|Educational institutions and security firms must work together to develop preventive programs|
College and university campuses provide a perfect cauldron for non-stranger rape — also known as acquaintance rape and date rape. A U.S. Department of Justice (USDOJ) study looked at reported rapes from 1995 to 2013. In that study, females ages 18 to 24 had the highest rate of rape and sexual assault victimisations of any other age group. A significant proportion of women 18 to 24 are in undergraduate or graduate programs and living on or near college and university campuses among their male acquaintances.
Parties, dates and other gatherings, often fueled by drugs and drinking, create an environment where a sexual assault or rape might be more likely to occur.
Rapes committed by masked men wielding knives are relatively rare. Another USDOJ study, found that in 82 percent of all rapes, the victim knew the attacker.
But don’t think rape is rare. In a recently published book about rape on college campuses, “Missoula: Rape and the Justice System in a College Town,” author Jon Krakauer discovered an epidemic of rape at the University of Montana campus in Missoula, Mont.
Missoula, a city of 70,000 people, is home to the University of Montana with a population of 15,000 students and 800 faculty members. According to a DOJ investigation, in the three years from 2010 to 2012, reports of alleged rapes totaled 80 in Missoula.
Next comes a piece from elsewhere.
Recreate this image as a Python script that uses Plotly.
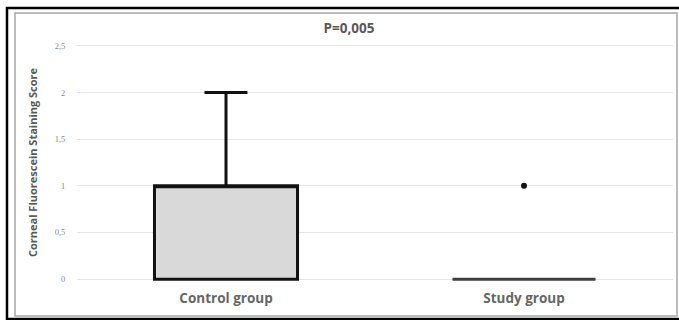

Non-stranger rape is, in fact, an epidemic raging everywhere. FBI crime statistics for 2012 show an annual average of 26.8 forcible rapes in college towns the same size as Missoula. Over three years, that’s about 80 rapes.
Missoula offers a snapshot of rape in most college towns, not an exception.
Rape and the relationship between colleges and security
Non-stranger rape is an epidemic raging everywhere. FBI crime statistics for 2012 show an annual average of 26.8 forcible rapes in college towns the same size as Missoula. Over three years, that’s about 80 rapes
“Eventually, there will be litigation concerning rapes against colleges — there are cases pending now,” says James Burke, a partner in the White Plains, N.Y., law firm of Wilson Elser Moskowitz Edelman & Dicker, LLP. “Soon, I think that colleges will want security companies to hold them harmless.”
Burke suggests that security firms review the structure of business relationships with colleges and universities. He also suggests reviewing insurance and co-insurance policies.
College and university clients will likely want contracts with security firms to require the security firm to defend against rape claims and indemnify the institution.
“I’m not sure how many security firms will have the bargaining power to negotiate a reasonable compromise of responsibilities,” Burke says. “A university might say that ‘if you don’t want to accept this responsibility, we’ll find someone else.”
U.S. Federal legislation — Title IX of the Education Amendments of 1972 — requires colleges and universities to protect students from sexual harassment and sexual violence. The same law requires schools to establish procedures for handling sexual assault complaints.
With that in mind, educational institutions and security firms must work together to develop preventive programmes as well as written policies and procedures to follow if something happens.
Role of security firms in controlling rape
College and university clients will likely want contracts with security firms to require the security firm to defend against rape claims and indemnify the institution
Security firms should develop plans to ratchet up patrols and surveillance on party nights.
“The point here is for security to have policies and procedures to first lessen the potential for an incident and then respond — and to have a reporting system that can recognise a continuing problem with a student or with an outsider coming onto campus.
“It is also important for a security firm not to over-promise.”
Preventive plans include the continuous education of students about what can happen at parties among friends – and the consequences. Most schools use the disciplinary process to expel students found to have committed a rape or sexual assault — with the goal of protecting others on campus.
Consequences should include reporting sexual crimes to the police.
The storm has arrived. Non-stranger rape has become a major problem on college and university campuses. Solving or at least managing the problem will require the combined forces of school administrators as well as campus security and public safety departments.